» **Written request**
Pictures in the entries below are to be left out; otherwise, reproduce exactly the lines from the first through the line containing "const pctGap = [21, 18, 6, 20];".

--- begin ---

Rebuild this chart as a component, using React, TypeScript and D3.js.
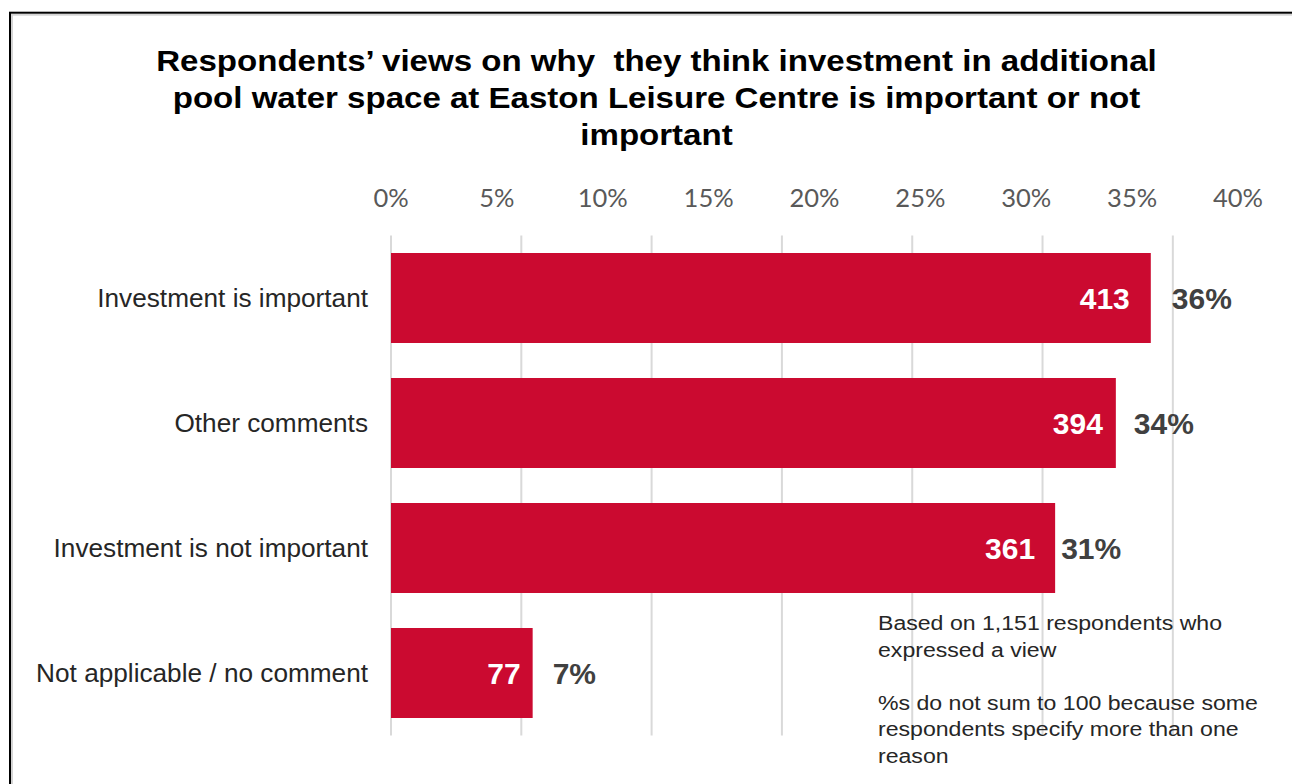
import React from "react";
import * as d3 from "d3";

const categories = [
  "Investment is important",
  "Other comments",
  "Investment is not important",
  "Not applicable / no comment",
];
const counts = [413, 394, 361, 77];
const totalRespondents = 1151;
const pctLabels = ["36%", "34%", "31%", "7%"];
const xTicks = [0, 0.05, 0.1, 0.15, 0.2, 0.25, 0.3, 0.35, 0.4];
const gridTicks = [0, 100, 200, 300, 400, 500, 600];
const gridMax = 650;
const titleLines = [
  "Respondents\u2019 views on why  they think investment in additional",
  "pool water space at Easton Leisure Centre is important or not",
  "important",
];
const noteLines = [
  "Based on 1,151 respondents who",
  "expressed a view",
  "",
  "%s do not sum to 100 because some",
  "respondents specify more than one",
  "reason",
];

// layout / style tweaks (not data)
const countGap = [21, 13, 20, 12];
const pctGap = [21, 18, 6, 20];

const W = 1292;
const H = 784;
const left = 391;
const right = 1238;
const top = 235.5;
const bottom = 735.5;
const barColor = "#CB0A30";
const font = "'Liberation Sans', Arial, sans-serif";

export default function App() {
  const x = d3.scaleLinear().domain([0, 0.4]).range([left, right]);
  const xg = d3.scaleLinear().domain([0, gridMax]).range([left, right]);
  const y = d3
    .scaleBand<string>()
    .domain(categories)
    .range([top, bottom])
    .paddingInner(0.28)
    .paddingOuter(0.14);
  const bw = y.bandwidth();
  const fmt = d3.format(".0%");

  return (
    <svg
      width={W}
      height={H}
      style={{ position: "absolute", left: 0, top: 0, background: "#fff" }}
    >
      <rect x={0} y={0} width={W} height={H} fill="#fff" />
      {/* frame */}
      <rect x={12} y={14.7} width={1400} height={900} fill="none" stroke="#d4d4d4" strokeWidth={2} />
      <rect x={10} y={12.7} width={1400} height={900} fill="none" stroke="#000" strokeWidth={2} />

      {/* title */}
      {titleLines.map((t, i) => (
        <g key={i} transform={`translate(656.5, ${71 + i * 37}) scale(1.14, 1)`}>
          <text
            x={0}
            y={0}
            textAnchor="middle"
            fontFamily={font}
            fontWeight="bold"
            fontSize={29}
            fill="#000"
            style={{ whiteSpace: "pre" }}
          >
            {t}
          </text>
        </g>
      ))}

      {/* x tick labels */}
      {xTicks.map((t) => (
        <text
          key={t}
          x={x(t)}
          y={207}
          textAnchor="middle"
          fontFamily="Lato, 'Open Sans', sans-serif"
          fontSize={25.5}
          fill="#595959"
        >
          {fmt(t)}
        </text>
      ))}

      {/* gridlines */}
      {gridTicks.map((g) => (
        <line
          key={g}
          x1={xg(g)}
          x2={xg(g)}
          y1={top}
          y2={bottom}
          stroke="#d9d9d9"
          strokeWidth={2}
        />
      ))}

      {/* bars */}
      {categories.map((c, i) => {
        const v = counts[i] / totalRespondents;
        const y0 = y(c)!;
        const cy = y0 + bw / 2;
        const xe = x(v);
        return (
          <g key={c}>
            <rect x={x(0)} y={y0} width={xe - x(0)} height={bw} fill={barColor} />
            <text
              x={xe - countGap[i]}
              y={cy + 10.5}
              textAnchor="end"
              fontFamily={font}
              fontWeight="bold"
              fontSize={30}
              fill="#fff"
            >
              {counts[i]}
            </text>
            <text
              x={xe + pctGap[i]}
              y={cy + 10.5}
              textAnchor="start"
              fontFamily={font}
              fontWeight="bold"
              fontSize={30}
              fill="#404040"
            >
              {pctLabels[i]}
            </text>
            <text
              x={368}
              y={cy + 9}
              textAnchor="end"
              fontFamily={font}
              fontSize={26.2}
              fill="#262626"
            >
              {c}
            </text>
          </g>
        );
      })}

      {/* note */}
      {noteLines.map((t, i) =>
        t ? (
          <g key={i} transform={`translate(878, ${630 + i * 26.6}) scale(1.1, 1)`}>
            <text x={0} y={0} fontFamily={font} fontSize={21} fill="#262626">
              {t}
            </text>
          </g>
        ) : null
      )}
    </svg>
  );
}
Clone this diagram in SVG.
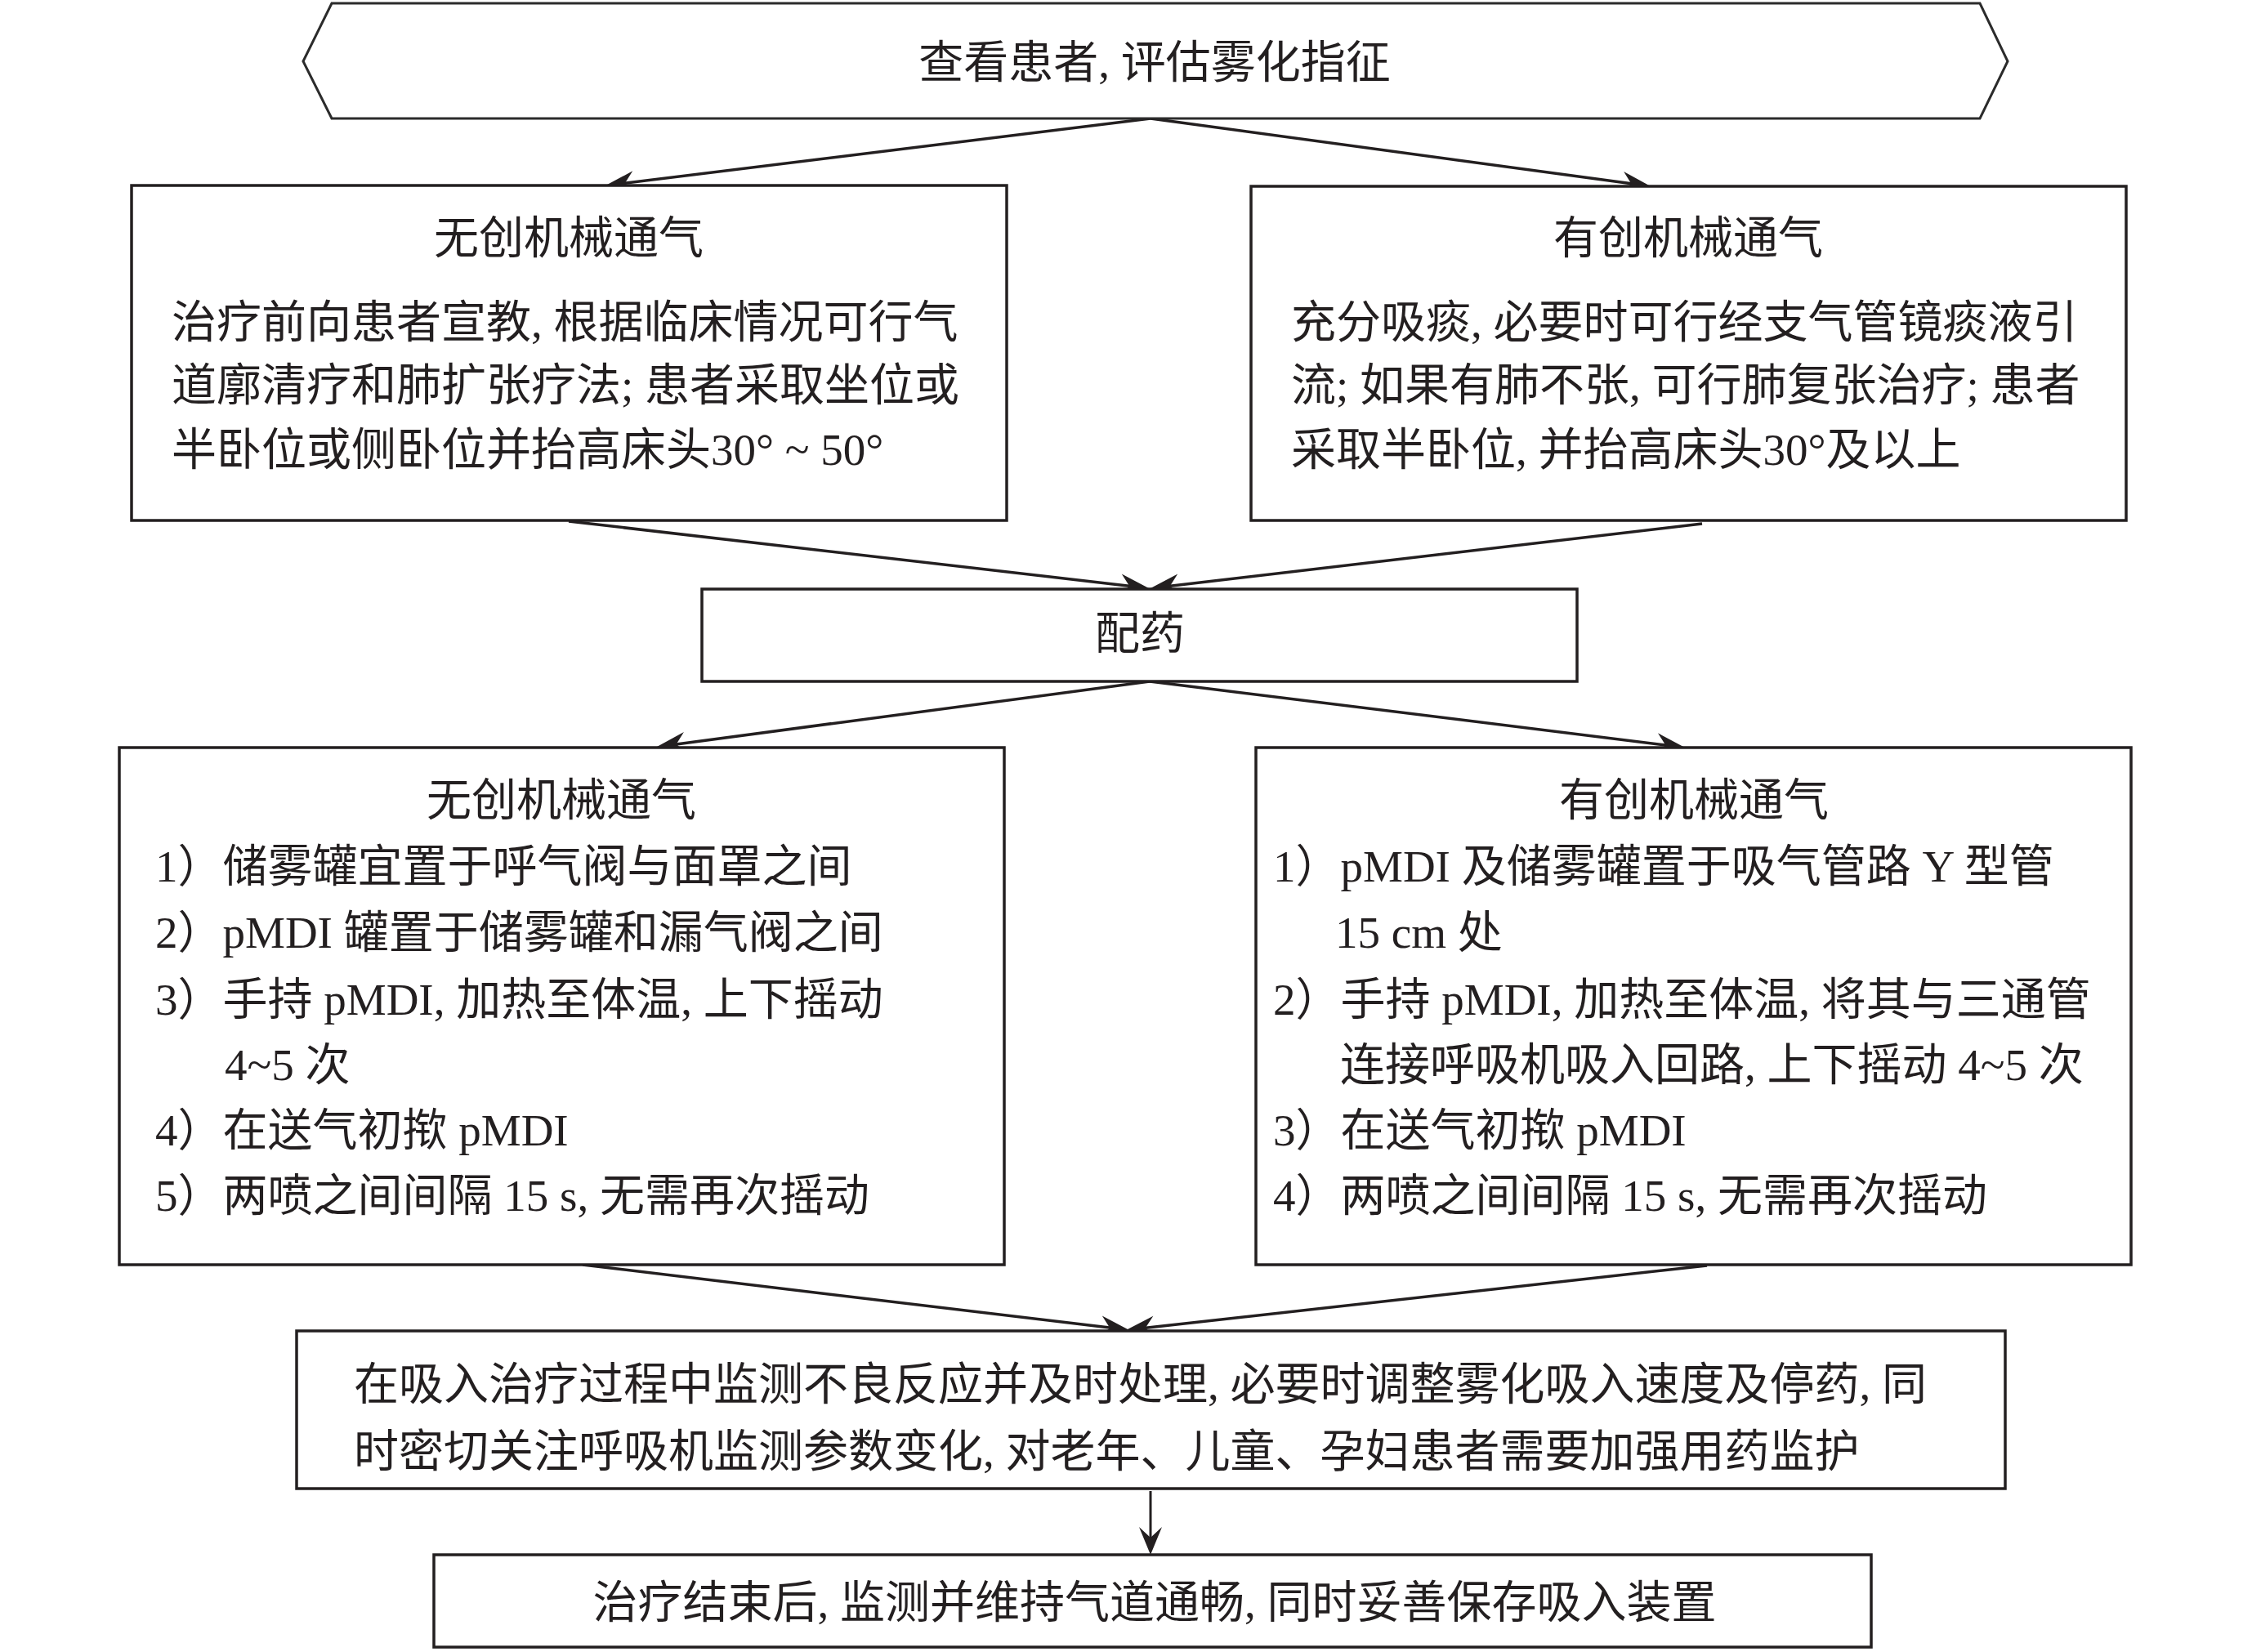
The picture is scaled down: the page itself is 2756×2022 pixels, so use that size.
<svg xmlns="http://www.w3.org/2000/svg" width="2756" height="2022" viewBox="0 0 2756 2022">
<style>
.box{fill:#fff;stroke:#231f20;stroke-width:3.5}
.hex{fill:#fff;stroke:#2b2b2b;stroke-width:3}
.t{font-family:'Liberation Serif','Noto Sans CJK SC',serif;font-size:55px;fill:#231f20}
.c{text-anchor:middle}
.ln{stroke:#231f20;stroke-width:3.5;fill:none}
.ln2{stroke:#231f20;stroke-width:3;fill:none}
</style>
<defs>
<marker id="ah" markerUnits="userSpaceOnUse" markerWidth="40" markerHeight="32" viewBox="-37 -16 40 32" refX="-20" refY="0" orient="auto">
<path d="M0,0 L-35,-13.5 L-24,0 L-35,13.5 Z" fill="#231f20"/>
</marker>
<marker id="ah2" markerUnits="userSpaceOnUse" markerWidth="40" markerHeight="32" viewBox="-37 -16 40 32" refX="-20" refY="0" orient="auto">
<path d="M0,0 L-34,-14 L-21,0 L-34,14 Z" fill="#231f20"/>
</marker>
</defs>
<rect width="2756" height="2022" fill="#fff"/>
<g id="connectors">
<line class="ln" x1="1408" y1="145" x2="761" y2="224.6" marker-end="url(#ah)"/>
<line class="ln" x1="1408" y1="145" x2="2000.2" y2="225.3" marker-end="url(#ah)"/>
<line class="ln" x1="696" y1="638" x2="1386.1" y2="717.7" marker-end="url(#ah)"/>
<line class="ln" x1="2083" y1="641" x2="1427.9" y2="717.7" marker-end="url(#ah)"/>
<line class="ln" x1="1407" y1="834" x2="823.8" y2="911.4" marker-end="url(#ah)"/>
<line class="ln" x1="1407" y1="834" x2="2042.2" y2="912.5" marker-end="url(#ah)"/>
<line class="ln" x1="713" y1="1548" x2="1362.1" y2="1625.6" marker-end="url(#ah)"/>
<line class="ln" x1="2089" y1="1549" x2="1397.9" y2="1625.8" marker-end="url(#ah)"/>
<line class="ln2" x1="1408" y1="1825" x2="1408" y2="1883" marker-end="url(#ah2)"/>
</g>
<g id="start">
<polygon class="hex" points="406,4 2423,4 2457,75 2423,145 406,145 371,75"/>
<text class="t c" x="1413" y="95">查看患者, 评估雾化指征</text>
</g>
<g id="niv-prep">
<rect class="box" x="161" y="227" width="1071" height="410"/>
<text class="t c" x="696" y="310">无创机械通气</text>
<text class="t" x="210" y="413">治疗前向患者宣教, 根据临床情况可行气</text>
<text class="t" x="210" y="490">道廓清疗和肺扩张疗法; 患者采取坐位或</text>
<text class="t" x="210" y="569">半卧位或侧卧位并抬高床头30° ~ 50°</text>
</g>
<g id="iv-prep">
<rect class="box" x="1531" y="228" width="1071" height="409"/>
<text class="t c" x="2066" y="310">有创机械通气</text>
<text class="t" x="1580" y="413">充分吸痰, 必要时可行经支气管镜痰液引</text>
<text class="t" x="1580" y="490">流; 如果有肺不张, 可行肺复张治疗; 患者</text>
<text class="t" x="1580" y="569">采取半卧位, 并抬高床头30°及以上</text>
</g>
<g id="dispense">
<rect class="box" x="859" y="721" width="1071" height="113"/>
<text class="t c" x="1395" y="794">配药</text>
</g>
<g id="niv-steps">
<rect class="box" x="146" y="915" width="1083" height="633"/>
<text class="t c" x="687" y="998">无创机械通气</text>
<text class="t" x="190" y="1079">1）储雾罐宜置于呼气阀与面罩之间</text>
<text class="t" x="190" y="1160">2）pMDI 罐置于储雾罐和漏气阀之间</text>
<text class="t" x="190" y="1242">3）手持 pMDI, 加热至体温, 上下摇动</text>
<text class="t" x="275" y="1322">4~5 次</text>
<text class="t" x="190" y="1402">4）在送气初揿 pMDI</text>
<text class="t" x="190" y="1482">5）两喷之间间隔 15 s, 无需再次摇动</text>
</g>
<g id="iv-steps">
<rect class="box" x="1537" y="915" width="1071" height="633"/>
<text class="t c" x="2073" y="998">有创机械通气</text>
<text class="t" x="1558" y="1079">1）pMDI 及储雾罐置于吸气管路 Y 型管</text>
<text class="t" x="1634" y="1160">15 cm 处</text>
<text class="t" x="1558" y="1242">2）手持 pMDI, 加热至体温, 将其与三通管</text>
<text class="t" x="1640" y="1322">连接呼吸机吸入回路, 上下摇动 4~5 次</text>
<text class="t" x="1558" y="1402">3）在送气初揿 pMDI</text>
<text class="t" x="1558" y="1482">4）两喷之间间隔 15 s, 无需再次摇动</text>
</g>
<g id="monitor">
<rect class="box" x="363" y="1629" width="2091" height="193"/>
<text class="t" x="433" y="1713">在吸入治疗过程中监测不良反应并及时处理, 必要时调整雾化吸入速度及停药, 同</text>
<text class="t" x="433" y="1795">时密切关注呼吸机监测参数变化, 对老年、儿童、孕妇患者需要加强用药监护</text>
</g>
<g id="finish">
<rect class="box" x="531" y="1903" width="1759" height="113"/>
<text class="t c" x="1413" y="1980">治疗结束后, 监测并维持气道通畅, 同时妥善保存吸入装置</text>
</g>
</svg>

--- end ---

» **Finished exercise**
Rebuild this chart as a component, using React, TypeScript and D3.js.
import React from "react";
import * as d3 from "d3";

const categories = [
  "Investment is important",
  "Other comments",
  "Investment is not important",
  "Not applicable / no comment",
];
const counts = [413, 394, 361, 77];
const totalRespondents = 1151;
const pctLabels = ["36%", "34%", "31%", "7%"];
const xTicks = [0, 0.05, 0.1, 0.15, 0.2, 0.25, 0.3, 0.35, 0.4];
const gridTicks = [0, 100, 200, 300, 400, 500, 600];
const gridMax = 650;
const titleLines = [
  "Respondents\u2019 views on why  they think investment in additional",
  "pool water space at Easton Leisure Centre is important or not",
  "important",
];
const noteLines = [
  "Based on 1,151 respondents who",
  "expressed a view",
  "",
  "%s do not sum to 100 because some",
  "respondents specify more than one",
  "reason",
];

// layout / style tweaks (not data)
const countGap = [21, 13, 20, 12];
const pctGap = [21, 18, 6, 20];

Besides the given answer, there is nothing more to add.